After thinking through the presentations at the MidAmerica Healthcare Venture Forum (MHVF) and the discussions I had while there, I wanted to talk about how I could take that information and make it actionable for startup firms and their founders.  To do that, I want to dive a little deeper on just a few topics and tie it all back to some great industry feedback that has just been provided.

The startup process: How are you planning to get launched and does your plan align to what the investors require?  Might as well plan ahead as you’ll be calling them for their money sooner than later:

  1. Business plan development. Like I said in a previous post, money is telling you to start with the problem, not the solution. So, in building your business plan, you should be able to point to the problem, the costs associated with it today that you will alleviate, the revenue you will generate for solving the problem, and how your solution is different from others trying to solve the same problem.
  2. Create your team.

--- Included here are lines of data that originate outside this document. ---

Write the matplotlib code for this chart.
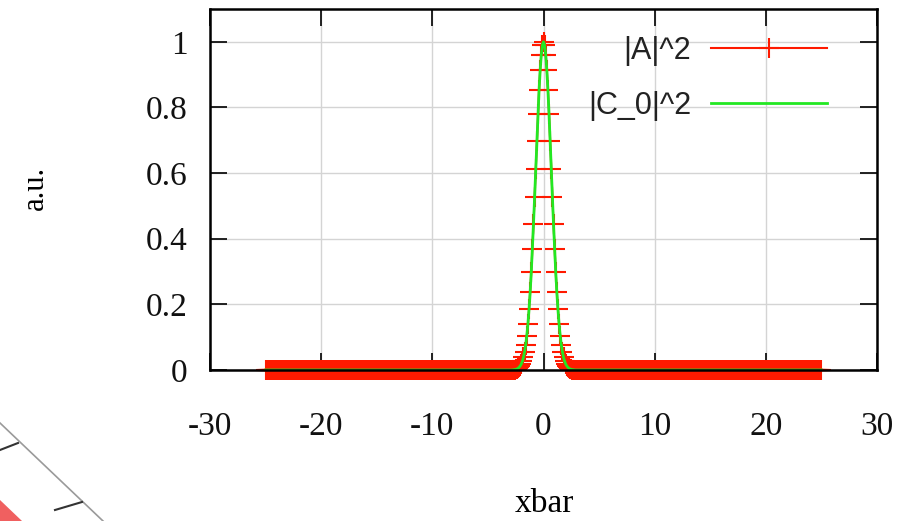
import numpy as np
import matplotlib
matplotlib.use("Agg")
import matplotlib.pyplot as plt
from matplotlib.lines import Line2D
from matplotlib.patches import Polygon

# sample grid of the simulation (step 0.1 from -25 to 25)
x_step = 0.1
x_min, x_max = -25.0, 25.0

peak_half = [1.000, 0.990, 0.961, 0.914, 0.852, 0.779, 0.698, 0.613, 0.527, 0.445,
             0.368, 0.298, 0.237, 0.185, 0.141, 0.105, 0.077, 0.056, 0.039, 0.027,
             0.018, 0.012, 0.008, 0.005, 0.003, 0.002, 0.001, 0.001, 0.000, 0.000,
             0.000]
tail = [0.0] * 220   # flat zero from |x| = 3.1 out to 25

a_sq = tail + peak_half[:0:-1] + peak_half + tail
c0_sq = list(a_sq)   # |C_0|^2 lies on top of |A|^2

xvals = np.round(np.linspace(x_min, x_max, len(a_sq)), 1)

plt.rcParams['axes.unicode_minus'] = False
plt.rcParams['font.family'] = 'Liberation Serif'

fig = plt.figure(figsize=(9.02, 5.21), dpi=100)
ax = fig.add_axes([0.2328, 0.2898, 0.7395, 0.6929])

ax.plot(xvals, a_sq, color='#ff1a00', linewidth=1.5, marker='+', markersize=14,
        markeredgewidth=1.5, label='|A|^2', zorder=3, clip_on=False)
ax.plot(xvals, c0_sq, color='#22e822', linewidth=2, label='|C_0|^2', zorder=4)

ax.set_xlim(-30, 30)
ax.set_ylim(0, 1.1)
ax.set_xticks([-30, -20, -10, 0, 10, 20, 30])
ax.set_yticks([0, 0.2, 0.4, 0.6, 0.8, 1])
ax.set_yticklabels(['0', '0.2', '0.4', '0.6', '0.8', '1'])
ax.grid(True, color='#d4d4d4', linewidth=1)
ax.set_axisbelow(True)
ax.tick_params(direction='in', length=12, width=1.3, top=True, right=True,
               labelsize=24, colors='#111111')
ax.tick_params(axis='x', pad=30)
ax.tick_params(axis='y', pad=16)
for s in ax.spines.values():
    s.set_linewidth(1.8)
    s.set_zorder(5)

fig.text(0.039, 0.64, 'a.u.', rotation=90, fontsize=22, ha='center', va='center')
fig.text(0.603, 0.033, 'xbar', fontsize=24, ha='center', va='center')

leg = ax.legend(loc='upper right', bbox_to_anchor=(0.925, 0.925), frameon=False,
                markerfirst=False, handlelength=3.8, handletextpad=0.65,
                labelspacing=0.8, borderpad=0, borderaxespad=0,
                prop={'family': 'Liberation Sans', 'size': 22})
for t in leg.get_texts():
    t.set_color('#222222')

# edge of a neighbouring figure showing in the bottom-left corner
W, H = 902.0, 521.0
fig.add_artist(Line2D([0 / W, 103 / W], [1 - 423 / H, 1 - 521 / H], color='#9a9a9a', linewidth=1.2))
fig.add_artist(Line2D([0 / W, 18 / W], [1 - 450 / H, 1 - 443 / H], color='#333333', linewidth=1.5))
fig.add_artist(Line2D([55 / W, 82 / W], [1 - 510 / H, 1 - 502 / H], color='#333333', linewidth=1.5))
fig.add_artist(Polygon([[0, 1 - 500 / H], [0, 0], [22 / W, 0]], closed=True,
                       facecolor='#f06060', edgecolor='none', transform=fig.transFigure))

fig.savefig('out.png', dpi=100)
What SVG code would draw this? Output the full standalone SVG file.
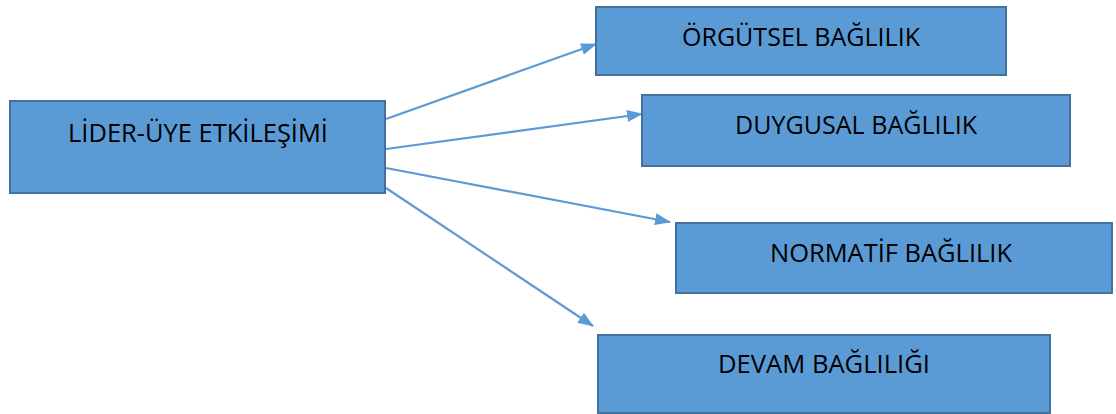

Make sure you have the personnel that investors want to put time and money into. One investor told me the product is secondary and the team is his major deciding factor. Get experience, build a solid advisory team, and align skill sets to your business – no Uncle Rico’s guys because they work cheap!
  3. Focus product development on human-centered design. Usability, workflow, and task-oriented solutions are going to differentiate in the future.  Even if you have a service offering, it needs to fit into the workflow of the users of that service. If you ask users to change too much, you will create resistance and pushback that you may not be able to overcome, even with a solid ROI.
  4. Build your MVP. Don’t build your solution, just build the basic solution that you can test and validate within the market. The further you go down the road with development, the more money you may have to throw away if it isn’t received well.
  5. Get clients. Pilot sites, partners, centers of excellence – call them what you will, but get users banging on the product so you can introduce the feedback and experience as proof points to investors. Otherwise, you are calling for investment into an idea; every product is just an idea until you have some users.

Finally, do you have access to independent angel investors? We all do. Go online and use www.angel.co, and you can find them. DO NOT start calling venture capital firms; they are going to be the second group that you contact after raising your seed round. Calling them too early wastes your time and theirs, and you will lose credibility with them. Make sure you don’t raise too much, and be sure you don’t raise too little. It’s the Red Riding Hood issue – it’s got to be just right!  This is where good planning and strategy help a ton!